Use of Short Amino Acid Motifs in the Computational Analysis of Protein Diversity and Function
AuthorDussaq, Alex M.
AdvisorGrzymski, Joseph J.
AltmetricsView Usage Statistics
The explosion of whole genome sequence and environmental sequence data afford us the opportunity to explore protein diversity and protein function. This is particularly exciting given the nascent field of synthetic biology. A comprehensive computational analysis of extant proteins is needed in order to define the limitations on protein structure and diversity from a bioengineering perspective. This paper focuses on defining an upper limit for protein diversity using computational approaches derived from linguistic analyses. These methods are used to make a prediction on the upper limit of unique proteins and number of highly conserved motifs. Motifs deemed highly conserved will, more than likely represent important structural components of basic proteins. Results were gathered from two large data sets: all of the currently available microbial genome sequences available from NCBI and the Global Ocean Survey data set.
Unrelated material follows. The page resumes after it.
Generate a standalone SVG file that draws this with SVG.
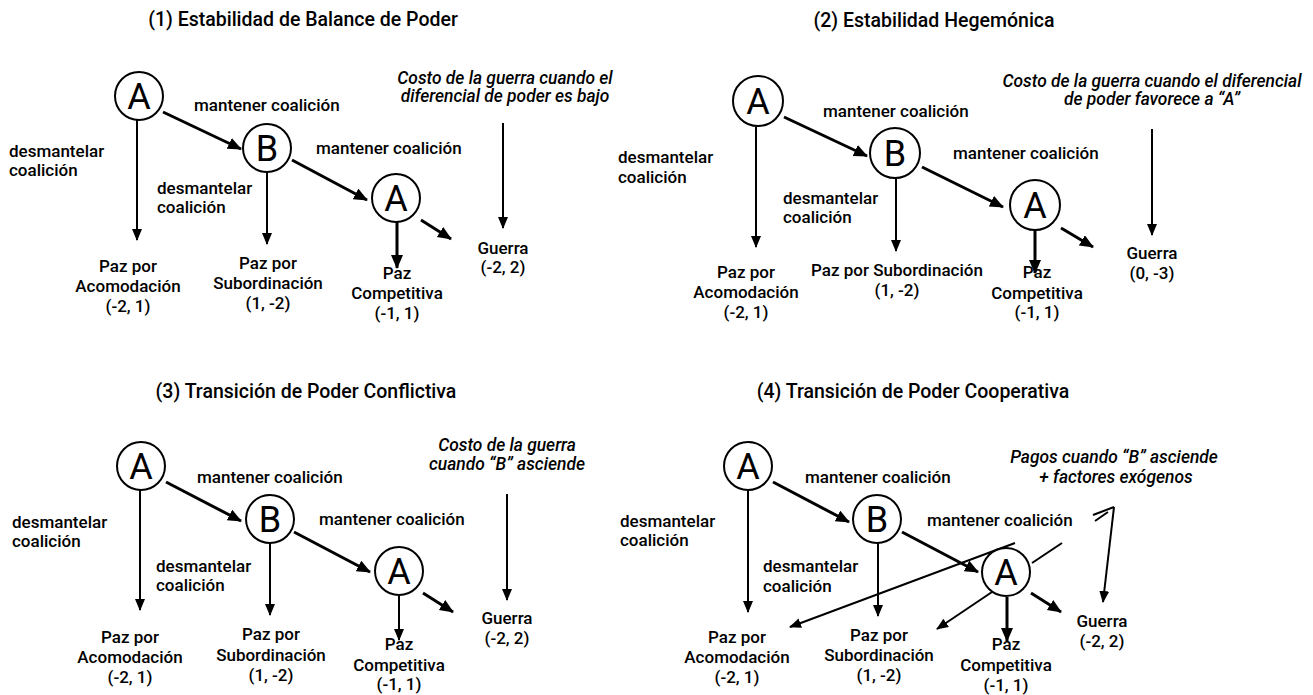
<svg xmlns="http://www.w3.org/2000/svg" width="1313" height="695" viewBox="0 0 1313 695">
<defs>
<style>
text{font-family:Roboto,"Liberation Sans",sans-serif;font-weight:500;fill:#000}
.t{font-size:19.5px;text-anchor:middle}
.l{font-size:17px}
.c{font-size:17px;text-anchor:middle}
.i{font-size:17.4px;font-style:italic;text-anchor:middle}
.n{font-size:36px;text-anchor:middle;font-weight:400}
circle{fill:#fff;stroke:#000;stroke-width:2}
.e line{stroke:#000;fill:none}
.k{stroke-width:3}
.h{stroke-width:2}
</style>
<marker id="ak" markerUnits="userSpaceOnUse" markerWidth="16" markerHeight="14" refX="13" refY="6" orient="auto"><path d="M0,0 L14,6 L0,12 z" fill="#000"/></marker>
<marker id="ah" markerUnits="userSpaceOnUse" markerWidth="14" markerHeight="12" refX="11" refY="5" orient="auto"><path d="M0,0 L12,5 L0,10 z" fill="#000"/></marker>
</defs>
<rect width="1313" height="695" fill="#fff"/>

<text class="t" x="303" y="26">(1) Estabilidad de Balance de Poder</text>
<text class="t" x="934" y="27">(2) Estabilidad Hegemónica</text>
<text class="t" x="306" y="398">(3) Transición de Poder Conflictiva</text>
<text class="t" x="913" y="398">(4) Transición de Poder Cooperativa</text>

<g class="e" id="connectors">
<!-- panel 1 -->
<line class="k" x1="163" y1="112" x2="241" y2="149" marker-end="url(#ak)"/>
<line class="h" x1="137" y1="120" x2="137" y2="240" marker-end="url(#ah)"/>
<line class="h" x1="267" y1="172" x2="267" y2="244" marker-end="url(#ah)"/>
<line class="k" x1="292" y1="160" x2="367" y2="200" marker-end="url(#ak)"/>
<line class="k" x1="397" y1="222" x2="397" y2="268" marker-end="url(#ak)"/>
<line class="k" x1="421" y1="220" x2="451" y2="239" marker-end="url(#ak)"/>
<line class="h" x1="503" y1="123" x2="503" y2="228" marker-end="url(#ah)"/>
<!-- panel 2 -->
<line class="k" x1="784" y1="117" x2="867" y2="156" marker-end="url(#ak)"/>
<line class="h" x1="756" y1="127" x2="756" y2="247" marker-end="url(#ah)"/>
<line class="h" x1="896" y1="178" x2="896" y2="251" marker-end="url(#ah)"/>
<line class="k" x1="922" y1="167" x2="1003" y2="207" marker-end="url(#ak)"/>
<line class="k" x1="1035" y1="231" x2="1035" y2="273" marker-end="url(#ak)"/>
<line class="k" x1="1061" y1="228" x2="1093" y2="247" marker-end="url(#ak)"/>
<line class="h" x1="1152" y1="129" x2="1152" y2="235" marker-end="url(#ah)"/>
<!-- panel 3 -->
<line class="k" x1="166" y1="482" x2="241" y2="521" marker-end="url(#ak)"/>
<line class="h" x1="140" y1="490" x2="140" y2="610" marker-end="url(#ah)"/>
<line class="h" x1="270" y1="543" x2="270" y2="615" marker-end="url(#ah)"/>
<line class="k" x1="294" y1="532" x2="370" y2="572" marker-end="url(#ak)"/>
<line class="h" x1="399" y1="596" x2="399" y2="640" marker-end="url(#ah)"/>
<line class="k" x1="423" y1="593" x2="453" y2="612" marker-end="url(#ak)"/>
<line class="h" x1="507" y1="494" x2="507" y2="600" marker-end="url(#ah)"/>
<!-- panel 4 -->
<line class="k" x1="773" y1="482" x2="849" y2="522" marker-end="url(#ak)"/>
<line class="h" x1="748" y1="491" x2="748" y2="612" marker-end="url(#ah)"/>
<line class="h" x1="878" y1="543" x2="878" y2="616" marker-end="url(#ah)"/>
<line class="k" x1="902" y1="532" x2="978" y2="572" marker-end="url(#ak)"/>
<line class="k" x1="1007" y1="597" x2="1007" y2="641" marker-end="url(#ak)"/>
<line class="k" x1="1031" y1="593" x2="1061" y2="612" marker-end="url(#ak)"/>
<line class="h" x1="992" y1="592" x2="937" y2="629" marker-end="url(#ah)"/>
<line class="h" x1="1015" y1="543" x2="790" y2="627" marker-end="url(#ah)"/>
<line class="h" x1="1032" y1="563" x2="1062" y2="543"/>
<line class="h" x1="1114" y1="507" x2="1103" y2="602" marker-end="url(#ah)"/>
<line class="h" x1="1114" y1="507" x2="1093" y2="515"/>
<line class="h" x1="1108" y1="512" x2="1095" y2="521"/>
</g>

<g id="p1-A1"><circle cx="139" cy="96" r="24"/><text class="n" x="139" y="109">A</text></g>
<g id="p1-B"><circle cx="267" cy="148" r="24"/><text class="n" x="267" y="161">B</text></g>
<g id="p1-A2"><circle cx="396" cy="198" r="24"/><text class="n" x="396" y="211">A</text></g>
<g id="p2-A1"><circle cx="758" cy="101" r="25"/><text class="n" x="758" y="114">A</text></g>
<g id="p2-B"><circle cx="895" cy="153" r="25"/><text class="n" x="895" y="166">B</text></g>
<g id="p2-A2"><circle cx="1035" cy="205" r="25"/><text class="n" x="1035" y="218">A</text></g>
<g id="p3-A1"><circle cx="141" cy="466" r="24"/><text class="n" x="141" y="479">A</text></g>
<g id="p3-B"><circle cx="270" cy="519" r="24"/><text class="n" x="270" y="532">B</text></g>
<g id="p3-A2"><circle cx="399" cy="571" r="24"/><text class="n" x="399" y="584">A</text></g>
<g id="p4-A1"><circle cx="748" cy="466" r="24"/><text class="n" x="748" y="479">A</text></g>
<g id="p4-B"><circle cx="877" cy="519" r="24"/><text class="n" x="877" y="532">B</text></g>
<g id="p4-A2"><circle cx="1006" cy="572" r="24"/><text class="n" x="1006" y="585">A</text></g>

<g id="labels">
<!-- panel 1 -->
<text class="l" x="194" y="111">mantener coalición</text>
<text class="l" x="316" y="154">mantener coalición</text>
<text class="l" x="9" y="157">desmantelar</text><text class="l" x="9" y="176">coalición</text>
<text class="l" x="157" y="194">desmantelar</text><text class="l" x="157" y="213">coalición</text>
<text class="c" x="128" y="272">Paz por</text><text class="c" x="128" y="292">Acomodación</text><text class="c" x="128" y="312">(-2, 1)</text>
<text class="c" x="268" y="269">Paz por</text><text class="c" x="268" y="289">Subordinación</text><text class="c" x="268" y="309">(1, -2)</text>
<text class="c" x="397" y="279">Paz</text><text class="c" x="397" y="299">Competitiva</text><text class="c" x="397" y="319">(-1, 1)</text>
<text class="c" x="503" y="254">Guerra</text><text class="c" x="503" y="273">(-2, 2)</text>
<text class="i" x="505" y="84">Costo de la guerra cuando el</text><text class="i" x="505" y="102">diferencial de poder es bajo</text>
<!-- panel 2 -->
<text class="l" x="823" y="117">mantener coalición</text>
<text class="l" x="953" y="159">mantener coalición</text>
<text class="l" x="618" y="163">desmantelar</text><text class="l" x="618" y="183">coalición</text>
<text class="l" x="783" y="204">desmantelar</text><text class="l" x="783" y="223">coalición</text>
<text class="c" x="746" y="278">Paz por</text><text class="c" x="746" y="298">Acomodación</text><text class="c" x="746" y="318">(-2, 1)</text>
<text class="c" x="897" y="276">Paz por Subordinación</text><text class="c" x="897" y="296">(1, -2)</text>
<text class="c" x="1037" y="278">Paz</text><text class="c" x="1037" y="299">Competitiva</text><text class="c" x="1037" y="318">(-1, 1)</text>
<text class="c" x="1152" y="259">Guerra</text><text class="c" x="1152" y="279">(0, -3)</text>
<text class="i" x="1152" y="87">Costo de la guerra cuando el diferencial</text><text class="i" x="1152" y="105">de poder favorece a “A”</text>
<!-- panel 3 -->
<text class="l" x="197" y="483">mantener coalición</text>
<text class="l" x="319" y="525">mantener coalición</text>
<text class="l" x="12" y="528">desmantelar</text><text class="l" x="12" y="547">coalición</text>
<text class="l" x="156" y="572">desmantelar</text><text class="l" x="156" y="591">coalición</text>
<text class="c" x="130" y="643">Paz por</text><text class="c" x="130" y="663">Acomodación</text><text class="c" x="130" y="683">(-2, 1)</text>
<text class="c" x="271" y="640">Paz por</text><text class="c" x="271" y="661">Subordinación</text><text class="c" x="271" y="681">(1, -2)</text>
<text class="c" x="399" y="650">Paz</text><text class="c" x="399" y="671">Competitiva</text><text class="c" x="399" y="690">(-1, 1)</text>
<text class="c" x="507" y="624">Guerra</text><text class="c" x="507" y="644">(-2, 2)</text>
<text class="i" x="507" y="451">Costo de la guerra</text><text class="i" x="507" y="470">cuando “B” asciende</text>
<!-- panel 4 -->
<text class="l" x="805" y="483">mantener coalición</text>
<text class="l" x="927" y="526">mantener coalición</text>
<text class="l" x="620" y="527">desmantelar</text><text class="l" x="620" y="546">coalición</text>
<text class="l" x="763" y="572">desmantelar</text><text class="l" x="763" y="592">coalición</text>
<text class="c" x="737" y="643">Paz por</text><text class="c" x="737" y="663">Acomodación</text><text class="c" x="737" y="683">(-2, 1)</text>
<text class="c" x="879" y="641">Paz por</text><text class="c" x="879" y="661">Subordinación</text><text class="c" x="879" y="681">(1, -2)</text>
<text class="c" x="1006" y="650">Paz</text><text class="c" x="1006" y="671">Competitiva</text><text class="c" x="1006" y="691">(-1, 1)</text>
<text class="c" x="1102" y="627">Guerra</text><text class="c" x="1102" y="647">(-2, 2)</text>
<text class="i" x="1114" y="463">Pagos cuando “B” asciende</text><text class="i" x="1116" y="483">+ factores exógenos</text>
</g>
</svg>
There were 6.6 million unique proteins at 95% amino acid identity. The majority of unique motifs in these data sets were only found once. The motifs deemed highly conserved in lifestyle groupings of organisms and individual organisms were analyzed for function based on a conserved domain search. The importance between pathogenicity and cell motility and secretion related genes and proteins was observed. These motifs represent potential new drug targets or areas of future experimentation.